À Goma, Bukavu et dans les zones occupées, l’AFC/M23 ne fournit ni éducation, ni santé, ni justice. Elle occupe. Elle pille. Elle survit. Les témoignages d’ONG locales sont accablants : pas d’administration civile, pas de services publics, juste du contrôle militaire. C’est de la prédation, pas une gouvernance parallèle.
Bref, ce n’est pas une rébellion. C’est une opération militaire déguisée. En gros, du banditisme.
L’AFC/M23 est une force paramilitaire construite pour influencer, piller et négocier des intérêts géostratégiques. C’est un bras armé. Un levier de pression. Pas un acteur politique.
L’appeler « rébellion » est une insulte à l’histoire des luttes légitimes.
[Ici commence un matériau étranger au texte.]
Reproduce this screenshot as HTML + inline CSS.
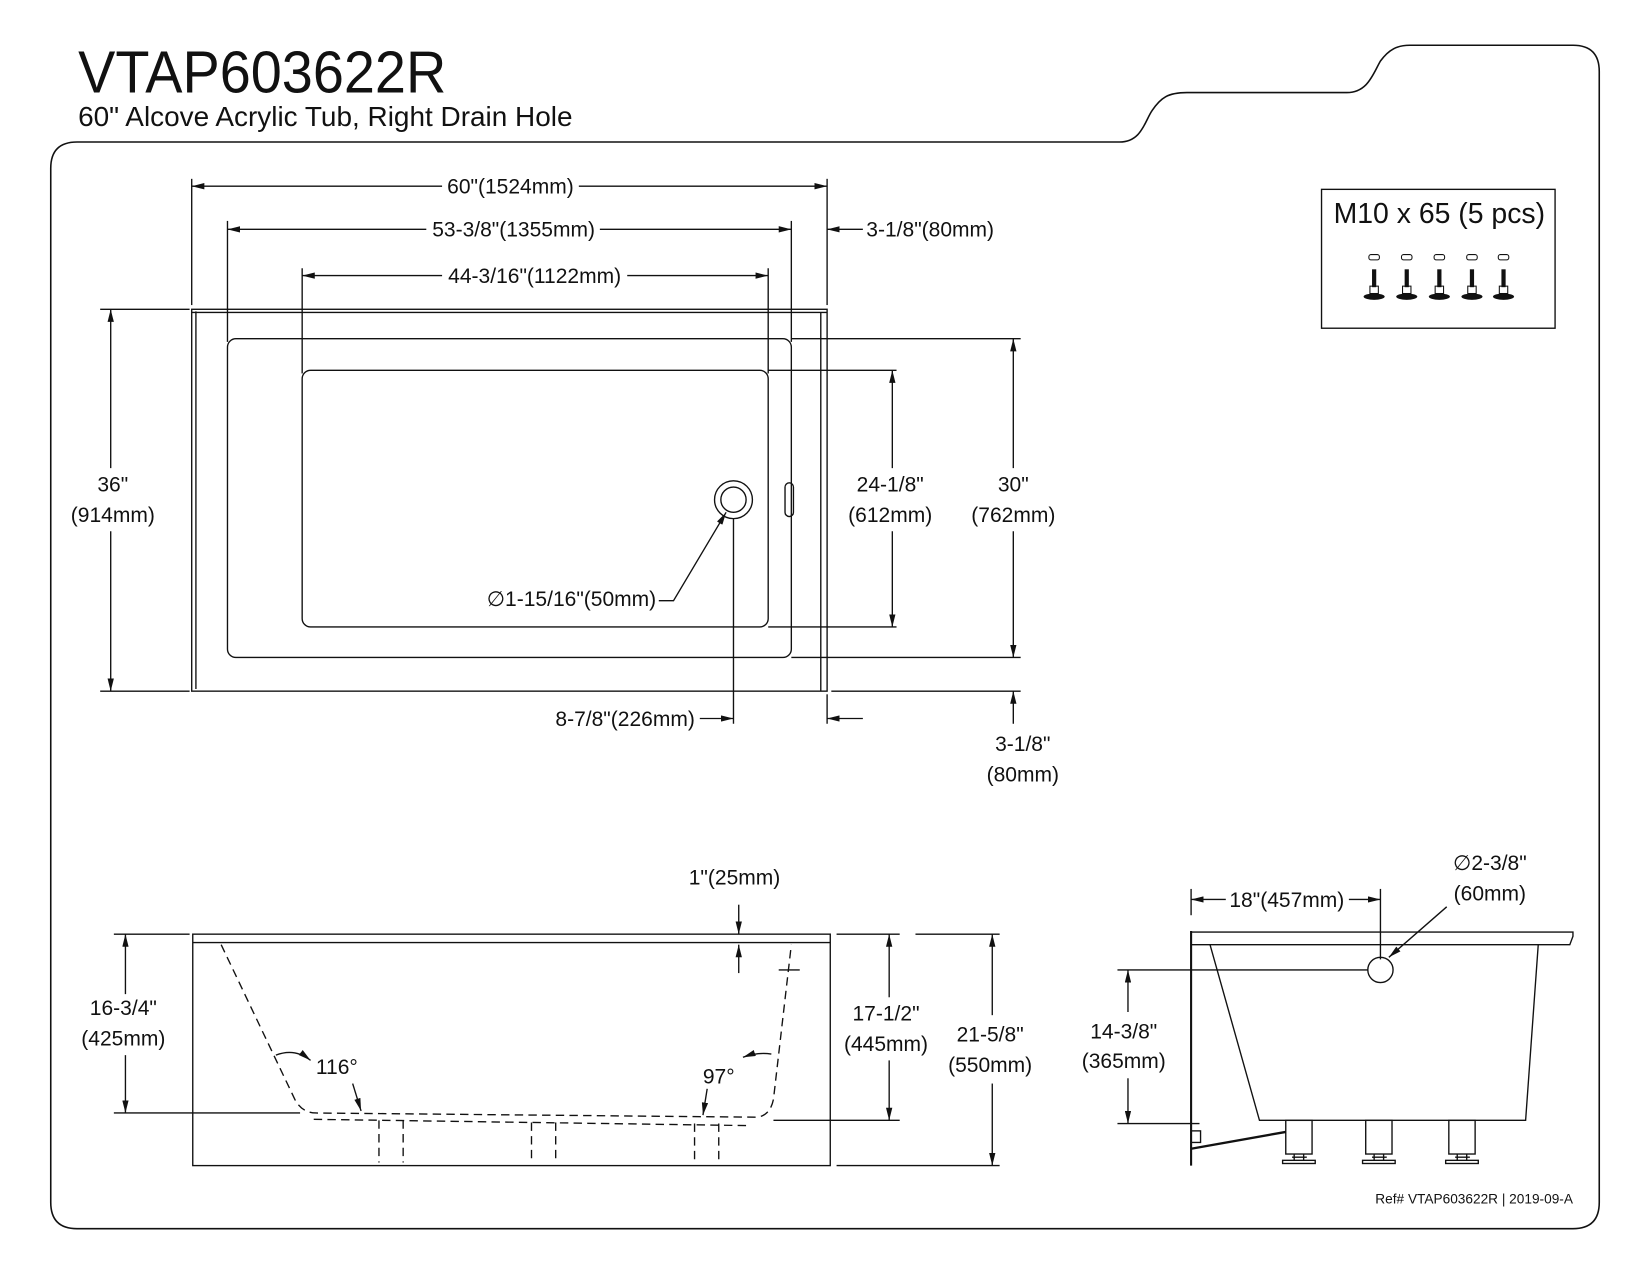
<!DOCTYPE html>
<html><head><meta charset="utf-8"><style>
html,body{margin:0;padding:0;background:#fff}
svg{display:block}
text{font-family:"Liberation Sans",sans-serif;fill:#111}
.d{font-size:20px}
</style></head><body>
<svg width="1650" height="1275" viewBox="0 0 1568 1212" xmlns="http://www.w3.org/2000/svg">
<defs>
<marker id="a" viewBox="0 0 12 6" refX="12" refY="3" markerWidth="12" markerHeight="6" orient="auto-start-reverse" markerUnits="userSpaceOnUse"><path d="M0,0 L12,3 L0,6z" fill="#111"/></marker>
</defs>
<g fill="none" stroke="#111" stroke-width="1.3">
<!-- border -->
<path d="M73,135 L1064,135 C1085,135 1088,115 1095,105 C1103,93 1110,88 1128,88 L1280,88 C1300,88 1305,70 1312,58 C1320,47 1328,43 1340,43 L1495,43 Q1520,43 1520,68 L1520,1143 Q1520,1168 1495,1168 L73,1168 Q48,1168 48,1143 L48,160 Q48,135 73,135Z" stroke-width="1.5"/>
<!-- top view -->
<rect x="182" y="294" width="604" height="363"/>
<line x1="186" y1="296" x2="186" y2="655"/>
<line x1="182" y1="297" x2="786" y2="297"/>
<line x1="780" y1="297" x2="780" y2="657"/>
<rect x="216" y="322" width="536" height="303" rx="8"/>
<rect x="287" y="352" width="443" height="244" rx="8"/>
<circle cx="697" cy="475" r="18"/><circle cx="697" cy="475" r="12"/>
<rect x="746" y="459" width="8" height="32" rx="4"/>
<line x1="182" y1="170" x2="182" y2="290"/><line x1="786" y1="170" x2="786" y2="290"/>
<line x1="182" y1="177" x2="420" y2="177" marker-start="url(#a)"/><line x1="550" y1="177" x2="786" y2="177" marker-end="url(#a)"/>
<line x1="216" y1="210" x2="216" y2="325"/><line x1="752" y1="210" x2="752" y2="325"/>
<line x1="216" y1="218" x2="405" y2="218" marker-start="url(#a)"/><line x1="570" y1="218" x2="752" y2="218" marker-end="url(#a)"/>
<line x1="820" y1="218" x2="786" y2="218" marker-end="url(#a)"/>
<line x1="287" y1="255" x2="287" y2="355"/><line x1="730" y1="255" x2="730" y2="355"/>
<line x1="287" y1="262" x2="420" y2="262" marker-start="url(#a)"/><line x1="596" y1="262" x2="730" y2="262" marker-end="url(#a)"/>
<line x1="95" y1="294" x2="180" y2="294"/><line x1="95" y1="657" x2="180" y2="657"/>
<line x1="105" y1="294" x2="105" y2="445" marker-start="url(#a)"/><line x1="105" y1="505" x2="105" y2="657" marker-end="url(#a)"/>
<line x1="730" y1="352" x2="852" y2="352"/><line x1="730" y1="596" x2="852" y2="596"/>
<line x1="848" y1="352" x2="848" y2="445" marker-start="url(#a)"/><line x1="848" y1="505" x2="848" y2="596" marker-end="url(#a)"/>
<line x1="752" y1="322" x2="970" y2="322"/><line x1="752" y1="625" x2="970" y2="625"/>
<line x1="963" y1="322" x2="963" y2="445" marker-start="url(#a)"/><line x1="963" y1="505" x2="963" y2="625" marker-end="url(#a)"/>
<line x1="790" y1="657" x2="970" y2="657"/>
<line x1="963" y1="688" x2="963" y2="657" marker-end="url(#a)"/>
<line x1="697" y1="493" x2="697" y2="688"/><line x1="786" y1="660" x2="786" y2="688"/>
<line x1="665" y1="683" x2="697" y2="683" marker-end="url(#a)"/>
<line x1="820" y1="683" x2="786" y2="683" marker-end="url(#a)"/>
<polyline points="626,571 640,571 690,487" marker-end="url(#a)"/>
<rect x="1256" y="180" width="222" height="132"/>
<!-- front view -->
<rect x="183" y="888" width="606" height="220"/>
<line x1="183" y1="896" x2="789" y2="896"/>
<g stroke-dasharray="8,5">
<path d="M210,898 L280,1045 Q287,1058 300,1058 L720,1062 Q732,1060 735,1045 L752,898"/>
<path d="M298,1064 L712,1070"/>
<path d="M360,1065 L360,1105 M383,1065 L383,1105 M505,1067 L505,1105 M528,1067 L528,1105 M660,1068 L660,1105 M683,1068 L683,1105"/>
</g>
<line x1="740" y1="922" x2="760" y2="922"/>
<line x1="108" y1="888" x2="180" y2="888"/><line x1="108" y1="1058" x2="285" y2="1058"/>
<line x1="119" y1="888" x2="119" y2="945" marker-start="url(#a)"/><line x1="119" y1="1003" x2="119" y2="1058" marker-end="url(#a)"/>
<line x1="702" y1="860" x2="702" y2="888" marker-end="url(#a)"/>
<line x1="702" y1="925" x2="702" y2="898" marker-end="url(#a)"/>
<line x1="795" y1="888" x2="855" y2="888"/><line x1="735" y1="1065" x2="855" y2="1065"/>
<line x1="845" y1="888" x2="845" y2="948" marker-start="url(#a)"/><line x1="845" y1="1008" x2="845" y2="1065" marker-end="url(#a)"/>
<line x1="870" y1="888" x2="950" y2="888"/><line x1="795" y1="1108" x2="950" y2="1108"/>
<line x1="943" y1="888" x2="943" y2="965" marker-start="url(#a)"/><line x1="943" y1="1030" x2="943" y2="1108" marker-end="url(#a)"/>
<path d="M262,1003 Q280,996 295,1008" marker-end="url(#a)"/>
<path d="M706,1005 Q720,1000 733,1002" marker-start="url(#a)"/>
<line x1="335" y1="1030" x2="343" y2="1056" marker-end="url(#a)"/>
<line x1="672" y1="1035" x2="668" y2="1060" marker-end="url(#a)"/>
<!-- side view -->
<line x1="1132" y1="885" x2="1132" y2="1108" stroke-width="2"/>
<path d="M1132,886 L1495,886 L1495,890 L1492,898 L1132,898"/>
<path d="M1150,898 L1197,1065 L1450,1065 L1462,898"/>
<circle cx="1312" cy="922" r="12"/>
<path d="M1132,1092 L1222,1076" stroke-width="2.2"/>
<rect x="1132" y="1075" width="9" height="11"/>
<g>
<rect x="1222" y="1065" width="25" height="32"/><rect x="1219" y="1103" width="31" height="3"/><path d="M1230,1097 v6 M1239,1097 v6 M1228,1100 h14"/>
<rect x="1298" y="1065" width="25" height="32"/><rect x="1295" y="1103" width="31" height="3"/><path d="M1306,1097 v6 M1315,1097 v6 M1304,1100 h14"/>
<rect x="1377" y="1065" width="25" height="32"/><rect x="1374" y="1103" width="31" height="3"/><path d="M1385,1097 v6 M1394,1097 v6 M1383,1100 h14"/>
</g>
<line x1="1132" y1="845" x2="1132" y2="870"/><line x1="1312" y1="845" x2="1312" y2="912"/>
<line x1="1132" y1="855" x2="1165" y2="855" marker-start="url(#a)"/><line x1="1282" y1="855" x2="1312" y2="855" marker-end="url(#a)"/>
<line x1="1375" y1="862" x2="1320" y2="910" marker-end="url(#a)"/>
<line x1="1062" y1="922" x2="1300" y2="922"/><line x1="1062" y1="1068" x2="1140" y2="1068"/>
<line x1="1072" y1="922" x2="1072" y2="962" marker-start="url(#a)"/><line x1="1072" y1="1025" x2="1072" y2="1068" marker-end="url(#a)"/>
</g>
<g fill="#111">
<g transform="translate(1306,0)"><rect x="-5" y="242" width="10" height="5" rx="2" fill="none" stroke="#111"/><rect x="-2" y="256" width="4" height="17"/><rect x="-4" y="272" width="8" height="7" fill="none" stroke="#111"/><ellipse cx="0" cy="282" rx="10" ry="3"/></g>
<g transform="translate(1337,0)"><rect x="-5" y="242" width="10" height="5" rx="2" fill="none" stroke="#111"/><rect x="-2" y="256" width="4" height="17"/><rect x="-4" y="272" width="8" height="7" fill="none" stroke="#111"/><ellipse cx="0" cy="282" rx="10" ry="3"/></g>
<g transform="translate(1368,0)"><rect x="-5" y="242" width="10" height="5" rx="2" fill="none" stroke="#111"/><rect x="-2" y="256" width="4" height="17"/><rect x="-4" y="272" width="8" height="7" fill="none" stroke="#111"/><ellipse cx="0" cy="282" rx="10" ry="3"/></g>
<g transform="translate(1399,0)"><rect x="-5" y="242" width="10" height="5" rx="2" fill="none" stroke="#111"/><rect x="-2" y="256" width="4" height="17"/><rect x="-4" y="272" width="8" height="7" fill="none" stroke="#111"/><ellipse cx="0" cy="282" rx="10" ry="3"/></g>
<g transform="translate(1429,0)"><rect x="-5" y="242" width="10" height="5" rx="2" fill="none" stroke="#111"/><rect x="-2" y="256" width="4" height="17"/><rect x="-4" y="272" width="8" height="7" fill="none" stroke="#111"/><ellipse cx="0" cy="282" rx="10" ry="3"/></g>
</g>
<text x="74" y="88" font-size="56" textLength="350" lengthAdjust="spacingAndGlyphs">VTAP603622R</text>
<text x="74" y="120" font-size="26" textLength="470" lengthAdjust="spacingAndGlyphs">60" Alcove Acrylic Tub, Right Drain Hole</text>
<text x="1368" y="212" font-size="27" text-anchor="middle">M10 x 65 (5 pcs)</text>
<g class="d" text-anchor="middle">
<text x="485" y="184">60"(1524mm)</text>
<text x="488" y="225">53-3/8"(1355mm)</text>
<text x="508" y="269">44-3/16"(1122mm)</text>
<text x="884" y="225">3-1/8"(80mm)</text>
<text x="107" y="467">36"</text><text x="107" y="496">(914mm)</text>
<text x="846" y="467">24-1/8"</text><text x="846" y="496">(612mm)</text>
<text x="963" y="467">30"</text><text x="963" y="496">(762mm)</text>
<text x="972" y="714">3-1/8"</text><text x="972" y="743">(80mm)</text>
<text x="543" y="576">∅1-15/16"(50mm)</text>
<text x="594" y="690">8-7/8"(226mm)</text>
<text x="698" y="841">1"(25mm)</text>
<text x="117" y="965">16-3/4"</text><text x="117" y="994">(425mm)</text>
<text x="842" y="970">17-1/2"</text><text x="842" y="999">(445mm)</text>
<text x="941" y="990">21-5/8"</text><text x="941" y="1019">(550mm)</text>
<text x="320" y="1021">116°</text>
<text x="683" y="1030">97°</text>
<text x="1223" y="862">18"(457mm)</text>
<text x="1416" y="827">∅2-3/8"</text><text x="1416" y="856">(60mm)</text>
<text x="1068" y="987">14-3/8"</text><text x="1068" y="1015">(365mm)</text>
</g>
<text x="1495" y="1144" font-size="13" text-anchor="end">Ref# VTAP603622R | 2019-09-A</text>
</svg>
</body></html>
Que ce soit l’ANC sud-africain, les maquis français, ou même les mouvements congolais historiques comme l’ABAKO, tous avaient un projet de société, une base populaire, une vision d’avenir.
L’AFC/M23, c’est un racket militarisé, pas une révolte populaire. Et tant qu’on continuera à parler d' »insurrection » ou de « rébellion », on donnera une légitimité politique à ce qui n’est qu’une opération de déstabilisation régionale.
Les mots ont un sens. Utilisons les bons.